Покалеченная земля, выветренный дух опустевшего жилья, воронье над скелетами деревьев, да еще и безрадостные цыганские пересуды на секунду затуманили ясный свет мая. Я невольно оглянулся на Латорицу, которая проворно несла вдаль свою бегущую радость.
— Говорят, что Обручарова Мокрина пропала в один день с Мартой-вышивальницей.
— Вместе и погибать легче, — рассудил цыган. — Вместе в девицах ходили. Все в паре, как игла с ниткой…
Снова нитки. И снова оборванные. Нитки, которые никуда не тянутся.
Цыганишка беззаботно поправлял на шапчонке цветы. Черный человек с незатемненным сердцем. Чего ему печалиться. Беда согнала семейство из родового гнезда, а ему даром достался кусок сенокоса, да еще какая-то мелочь возле него. Не зря говорят:
Мне захотелось оставить услужливому человеку хотя бы утешительное слово.
— Файный цветок ты выбрал для украшения. Да еще и лечебный: от герани голова ясная, хорошее настроение и крепкий сон.
— Это хорошо, хе-хе-хе, ибо цыган спит, как заяц.
— А как завянет, пожуй и прикладывай к ранам.
В конце я еще выведал, где живут Пиняшки. Косарь объяснил, но не советовал туда идти. Все поголовно, и стар и млад, вповалку лежат в сыпняке. Сосед им воду ставит под порог, а из монастыря приносят ведерко похлебки.
Я миновал ту мазанку без ворот, где на столбе сиротливо свернулась черная бинда. Интересно, подумал я, что появилось раньше: черный знак, которым отмечены эти печальные жилища, или черная беда, что в них поселилась?
Я не вошел туда.

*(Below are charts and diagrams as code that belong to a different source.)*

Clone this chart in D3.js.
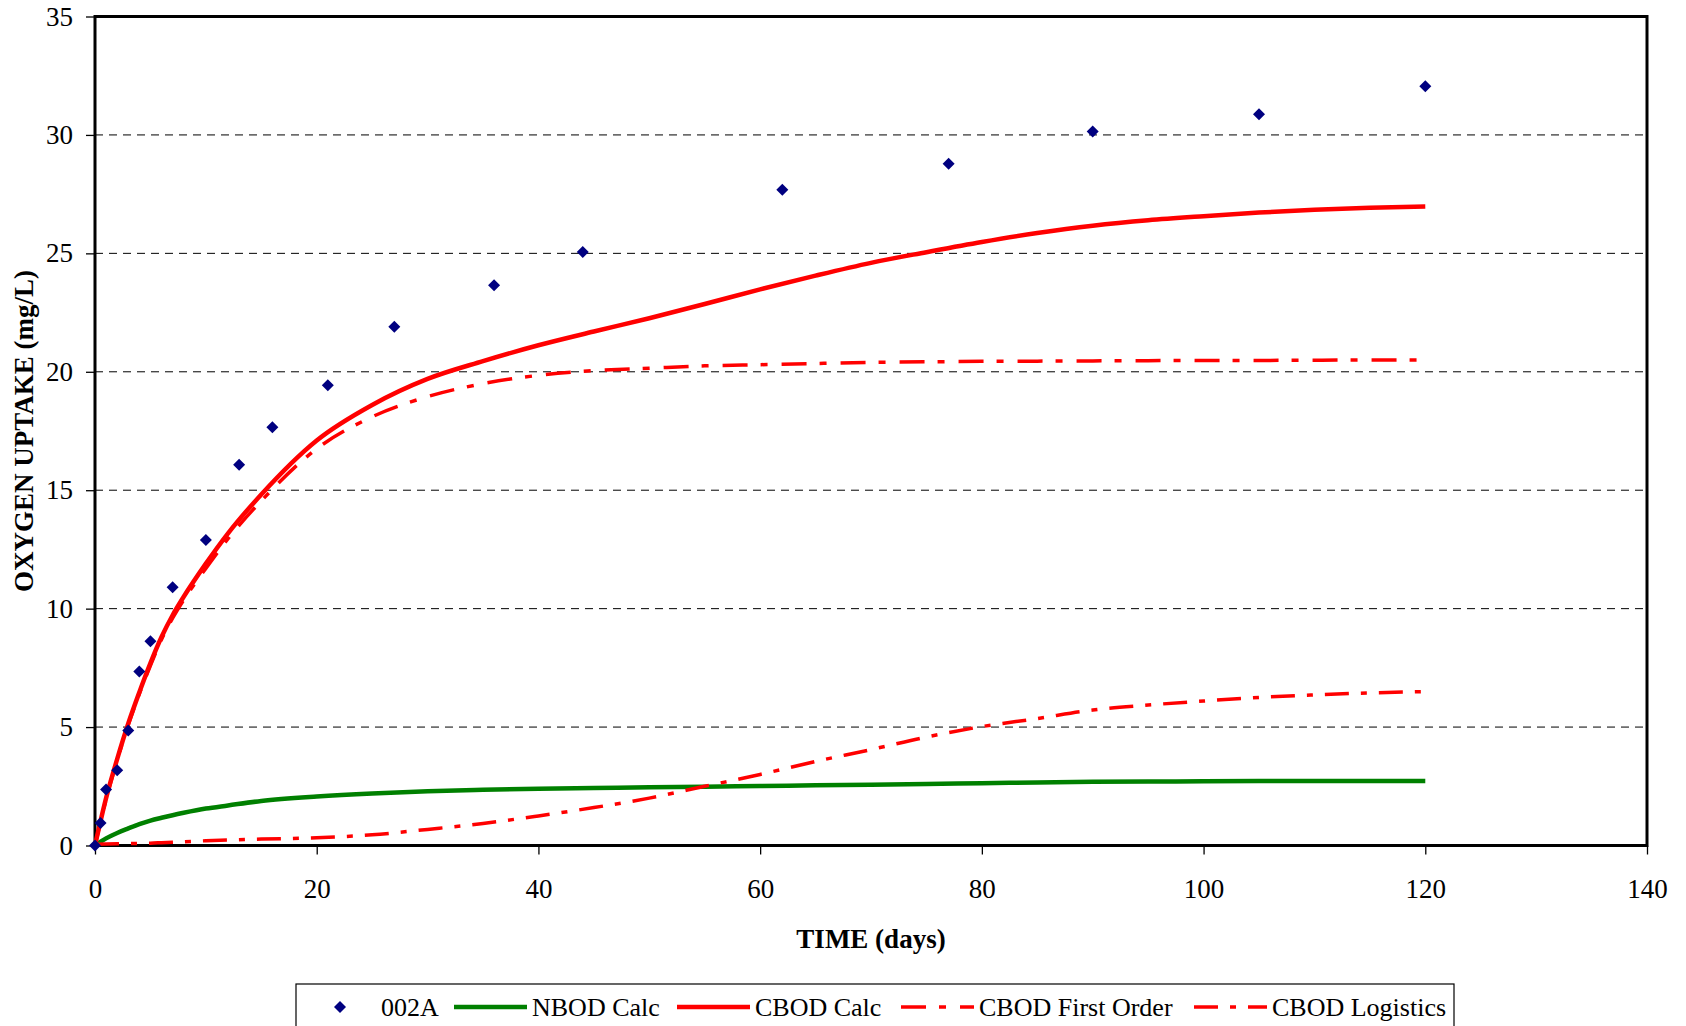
<!doctype html>
<html lang="en">
  <head>
    <meta charset="utf-8">
    <title>Oxygen uptake</title>
    <style>
      body { margin: 0; background: #fff; }
      svg { display: block; font-family: "Liberation Serif", "Times New Roman", serif; }
    </style>
  </head>
  <body>
    <script src="https://cdn.jsdelivr.net/npm/d3@7"></script>
    <script>

      // measured points (002A)
      var obsDays = [0, 0.5, 1, 2, 3, 4, 5, 7, 10, 13, 16, 21, 27, 36, 44, 62, 77, 90, 105, 120];
      var obsUptake = [0, 0.95, 2.36, 3.18, 4.86, 7.35, 8.62, 10.9, 12.9, 16.07, 17.66, 19.43, 21.9, 23.65, 25.06, 27.69, 28.78, 30.14, 30.87, 32.05];

      // model curves
      var calcDays  = [0, 1, 2, 3, 4, 5, 6, 7, 8, 10, 12, 15, 20, 25, 30, 35, 40, 45, 50, 55, 60, 65, 70, 75, 80, 85, 90, 95, 100, 105, 110, 115, 120];
      var nbodCalc  = [0, 0.3, 0.53, 0.72, 0.9, 1.05, 1.17, 1.28, 1.38, 1.56, 1.69, 1.88, 2.07, 2.2, 2.29, 2.35, 2.4, 2.43, 2.46, 2.48, 2.51, 2.54, 2.57, 2.6, 2.63, 2.66, 2.69, 2.7, 2.71, 2.72, 2.72, 2.72, 2.72];
      var cbodCalc  = [0, 2.0, 3.65, 5.15, 6.47, 7.7, 8.8, 9.72, 10.5, 11.9, 13.18, 14.82, 17.1, 18.6, 19.7, 20.45, 21.12, 21.7, 22.26, 22.86, 23.48, 24.06, 24.6, 25.05, 25.48, 25.86, 26.17, 26.4, 26.57, 26.72, 26.84, 26.93, 26.98];
      var cbodFirst = [0, 1.95, 3.6, 5.1, 6.4, 7.6, 8.7, 9.6, 10.37, 11.7, 12.95, 14.55, 16.75, 18.1, 18.95, 19.5, 19.85, 20.05, 20.15, 20.25, 20.3, 20.35, 20.4, 20.42, 20.44, 20.45, 20.46, 20.47, 20.48, 20.48, 20.49, 20.5, 20.5];
      var cbodLogis = [0.05, 0.06, 0.07, 0.08, 0.09, 0.1, 0.12, 0.14, 0.16, 0.2, 0.23, 0.27, 0.33, 0.45, 0.68, 0.93, 1.25, 1.6, 2.0, 2.5, 3.0, 3.55, 4.05, 4.58, 5.02, 5.36, 5.72, 5.93, 6.1, 6.25, 6.36, 6.44, 6.5];

      var xTicks = [0, 20, 40, 60, 80, 100, 120, 140];
      var yTicks = [0, 5, 10, 15, 20, 25, 30, 35];

      var series = [
        {name: "NBOD Calc",        values: nbodCalc,  color: "#008000", width: 4.5, dash: null},
        {name: "CBOD Calc",        values: cbodCalc,  color: "#ff0000", width: 4.5, dash: null},
        {name: "CBOD First Order", values: cbodFirst, color: "#ff0000", width: 3.5, dash: "25,13,7,14"},
        {name: "CBOD Logistics",   values: cbodLogis, color: "#ff0000", width: 3.5, dash: "24,12,6,12"}
      ];

      var margin = {top: 16.5, right: 39, bottom: 180.5, left: 95},
          width  = 1686 - margin.left - margin.right,
          height = 1026 - margin.top - margin.bottom;

      var svg = d3.select("body")
        .append("svg")
        .attr("width", 1686)
        .attr("height", 1026);

      var chart = svg.append("g")
        .attr("transform", "translate(" + margin.left + "," + margin.top + ")");

      var x = d3.scaleLinear().domain([0, 140]).range([0, width]);
      var y = d3.scaleLinear().domain([0, 35]).range([height, 0]);

      // dashed grid
      chart.selectAll(".grid")
        .data(yTicks.filter(function(d){ return d > 0 && d < 35; }))
        .enter()
        .append("line")
        .attr("x1", 0)
        .attr("x2", width)
        .attr("y1", function(d){ return y(d); })
        .attr("y2", function(d){ return y(d); })
        .attr("stroke", "#000")
        .attr("stroke-width", 1)
        .attr("stroke-dasharray", "8,6");

      var xAxis = chart.append("g")
        .attr("transform", "translate(0," + height + ")")
        .call(d3.axisBottom(x).tickValues(xTicks).tickSize(9).tickPadding(24).tickFormat(d3.format("d")));

      var yAxis = chart.append("g")
        .call(d3.axisLeft(y).tickValues(yTicks).tickSize(9).tickPadding(13).tickFormat(d3.format("d")));

      [xAxis, yAxis].forEach(function(a){
        a.select(".domain").remove();
        a.selectAll("line").attr("stroke", "#000").attr("stroke-width", 1.3);
        a.selectAll("text")
          .attr("fill", "#000")
          .style("font-family", "'Liberation Serif', serif")
          .style("font-size", "27px");
      });

      // plot frame
      chart.append("rect")
        .attr("width", width)
        .attr("height", height)
        .attr("fill", "none")
        .attr("stroke", "#000")
        .attr("stroke-width", 3);

      var line = d3.line()
        .x(function(d){ return x(d[0]); })
        .y(function(d){ return y(d[1]); })
        .curve(d3.curveMonotoneX);

      series.forEach(function(s){
        chart.append("path")
          .datum(calcDays.map(function(t, i){ return [t, s.values[i]]; }))
          .attr("d", line)
          .attr("fill", "none")
          .attr("stroke", s.color)
          .attr("stroke-width", s.width)
          .attr("stroke-dasharray", s.dash);
      });

      var diamond = d3.symbol().type(d3.symbolSquare).size(72);

      chart.selectAll(".pt")
        .data(obsDays.map(function(t, i){ return [t, obsUptake[i]]; }))
        .enter()
        .append("path")
        .attr("d", diamond)
        .attr("transform", function(d){ return "translate(" + x(d[0]) + "," + y(d[1]) + ") rotate(45)"; })
        .attr("fill", "#000080");

      // axis titles
      svg.append("text")
        .attr("x", margin.left + width / 2)
        .attr("y", 948)
        .attr("text-anchor", "middle")
        .style("font-size", "27px")
        .style("font-weight", "bold")
        .text("TIME (days)");

      svg.append("text")
        .attr("transform", "translate(33," + (margin.top + height / 2) + ") rotate(-90)")
        .attr("text-anchor", "middle")
        .style("font-size", "27px")
        .style("font-weight", "bold")
        .text("OXYGEN UPTAKE (mg/L)");

      // legend
      var legend = svg.append("g");
      legend.append("rect")
        .attr("x", 296)
        .attr("y", 984)
        .attr("width", 1158)
        .attr("height", 60)
        .attr("fill", "#fff")
        .attr("stroke", "#000")
        .attr("stroke-width", 1.2);

      legend.append("path")
        .attr("d", diamond)
        .attr("transform", "translate(340,1007) rotate(45)")
        .attr("fill", "#000080");
      legend.append("text")
        .attr("x", 381).attr("y", 1016)
        .style("font-size", "26px")
        .text("002A");

      var legendX = [454, 677, 901, 1194];
      series.forEach(function(s, i){
        legend.append("line")
          .attr("x1", legendX[i])
          .attr("x2", legendX[i] + 73)
          .attr("y1", 1007)
          .attr("y2", 1007)
          .attr("stroke", s.color)
          .attr("stroke-width", s.width)
          .attr("stroke-dasharray", s.dash);
        legend.append("text")
          .attr("x", legendX[i] + 78)
          .attr("y", 1016)
          .style("font-size", "26px")
          .text(s.name);
      });

    </script>
  </body>
</html>
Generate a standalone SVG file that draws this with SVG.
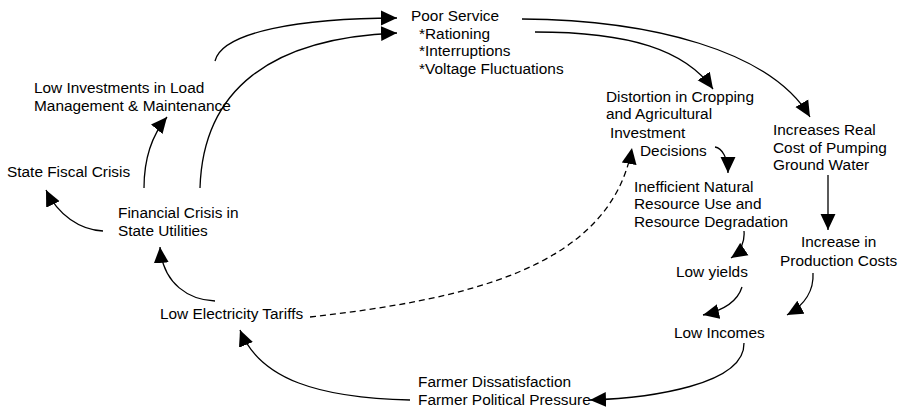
<svg xmlns="http://www.w3.org/2000/svg" width="900" height="413" viewBox="0 0 900 413">
<defs>
<style>
text{font-family:"Liberation Sans",Arial,sans-serif;font-size:15.4px;fill:#000}
.c{fill:none;stroke:#000;stroke-width:1.3}
.d{stroke-dasharray:6,4}
</style>
<marker id="ah" markerUnits="userSpaceOnUse" markerWidth="16" markerHeight="16" viewBox="0 0 15 14" refX="15" refY="7" orient="auto">
<path d="M0,0 L15,7 L0,14 z" fill="#000"/>
</marker>
</defs>
<rect width="900" height="413" fill="#fff"/>
<g id="connectors">
<path class="c" d="M215,61 C222,32 300,18 397,18" marker-end="url(#ah)"/>
<path class="c" d="M200,188 C203,90 270,38 397,33" marker-end="url(#ah)"/>
<path class="c" d="M144,188 C144,160 152,135 167,117" marker-end="url(#ah)"/>
<path class="c" d="M103,231 C80,230 58,215 46,190" marker-end="url(#ah)"/>
<path class="c" d="M215,301 C190,300 163,285 160,247" marker-end="url(#ah)"/>
<path class="c" d="M410,400 C320,398 260,380 240,330" marker-end="url(#ah)"/>
<path class="c d" d="M310,317 C460,300 610,270 632,148" marker-end="url(#ah)"/>
<path class="c" d="M535,32 C630,32 685,50 713,89" marker-end="url(#ah)"/>
<path class="c" d="M522,19 C650,20 770,50 810,117" marker-end="url(#ah)"/>
<path class="c" d="M715,147 C722,148 728,158 728,173" marker-end="url(#ah)"/>
<path class="c" d="M828,175 L828,230" marker-end="url(#ah)"/>
<path class="c" d="M744,231 C745,243 740,252 731,258" marker-end="url(#ah)"/>
<path class="c" d="M742,287 C738,300 725,310 703,315" marker-end="url(#ah)"/>
<path class="c" d="M813,273 C814,290 805,305 787,315" marker-end="url(#ah)"/>
<path class="c" d="M744,343 C745,385 650,398 590,400" marker-end="url(#ah)"/>
</g>
<g id="poor-service"><text x="411" y="21">Poor Service</text><text x="419" y="38.5">*Rationing</text><text x="419" y="56">*Interruptions</text><text x="419" y="73.5">*Voltage Fluctuations</text></g>
<g id="low-investments"><text x="34" y="93">Low Investments in Load</text><text x="34" y="110.5">Management &amp; Maintenance</text></g>
<g id="state-fiscal"><text x="7" y="177">State Fiscal Crisis</text></g>
<g id="financial-crisis"><text x="118" y="218">Financial Crisis in</text><text x="118" y="236">State Utilities</text></g>
<g id="low-tariffs"><text x="160" y="319">Low Electricity Tariffs</text></g>
<g id="farmer"><text x="418" y="387">Farmer Dissatisfaction</text><text x="418" y="405">Farmer Political Pressure</text></g>
<g id="distortion"><text x="606" y="102">Distortion in Cropping</text><text x="606" y="119">and Agricultural</text><text x="610" y="138">Investment</text><text x="640" y="156">Decisions</text></g>
<g id="increases-cost"><text x="773" y="135">Increases Real</text><text x="773" y="152.5">Cost of Pumping</text><text x="773" y="170">Ground Water</text></g>
<g id="inefficient"><text x="634" y="192">Inefficient Natural</text><text x="634" y="209">Resource Use and</text><text x="634" y="226.5">Resource Degradation</text></g>
<g id="production-costs"><text x="801" y="246.5">Increase in</text><text x="780" y="266">Production Costs</text></g>
<g id="low-yields"><text x="676" y="276.5">Low yields</text></g>
<g id="low-incomes"><text x="674" y="338">Low Incomes</text></g>
</svg>
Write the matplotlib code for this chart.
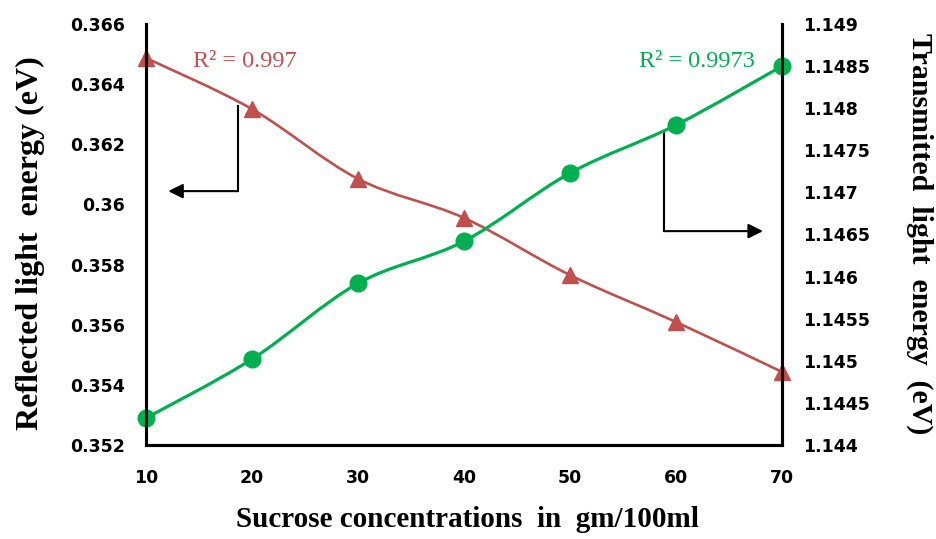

Не потому, что испугался хвори, а потому, что не взял с собой лекарства от нее. Сапоги сами понесли меня к корчме Мошка. Эта обувка была подарком корчмаря за лечение его жены, у которой была грудная жаба. За мостом я встретил прислужницу бурмистра. Она шла от проволочной корзины, погруженной в реку, куда рыбаки свозят улов. Женщина несла корзинку, а в ней на лопухах трепыхались три длинномордые щуки. Такие гнездятся в Давидковом затоне — есть куда на лодии грести. «Щука рыба ука, — любил приговаривать мой родной отец, — не всякому ловцу дается».
— Свежий товар? — обратился я к молодой верховинке.
— Нет, через день забираем здесь свою порцию. С тех пор как Алексу, нашего рыбаря, посадили в темницу, рыбу привозит нам Тончи. Давно щук не возил.
— Красивые. Как почистишь, вдоволь высеки их крапивой — выпустят горечь…
Самого Мошка я не застал, за стойкой стоял его прыщавый племяш. Налил мне посудину керосина. Мои глянцевые халявы отражали мусор на неметеном полу. В корчме стоял шум пьяного говора и кислый дух вина, капусты и немытых тел. Двое бедолаг под закопченным оконцем вяло тянули:
Оборвали песню, уставились на забрызганное стекло.
— Я тебе говорю: голову ему палашом раскроил австрияк, вот ум и вытек. Я это видел собственными глазами, мы тогда защищали Подгорянский мост.
— Не может ум вытечь…
— Зато мозги могут. А мозги и есть ум. Как масло в лампе. Выльешь — и светить нечем. Тьма. Так и в голове.
— Пожди, но он же говорит, как и те, кто при уме.
— Говорит, да токмо слова у него текут задом наперед. И сердак носит рубцами вверх. И паленку не пьет, и женщин избегает… Может, когда ему по темечку врубили, то мозги перевернулись в довбне[63]? И пошло у калеки все шиворот-навыворот. Несчастный Циль…
— Да уж, не знаешь, парниша, где ’тя беда найдет…
Корчма стоит над водой и сама называется «Венезия». На стенах развешаны картинки на клеенке — корабли в море, дворцы южных стран, горы, что кипят в глубине и клубятся дымом. С тем дымом смешиваются и серые клубни от фаек[64], которые сосет подвыпившая орава. Сквозь эту серую завесу я увидел на выступе дверного косяка шитье, обрамленное круглыми пяльцами. Над могильным камнем сидит ангел со свернутыми крыльями, печальную голову подпер руками. У него румяное детское личико, да глаза недетские. Всепонимающие очи, которые вопросительно заглядывают тебе в самое нутро. Молчат и разговаривают одновременно. И это вышито нитками! Тонко, живо, со зримой ясностью.
— Мартына работа? — спросил я жидюка.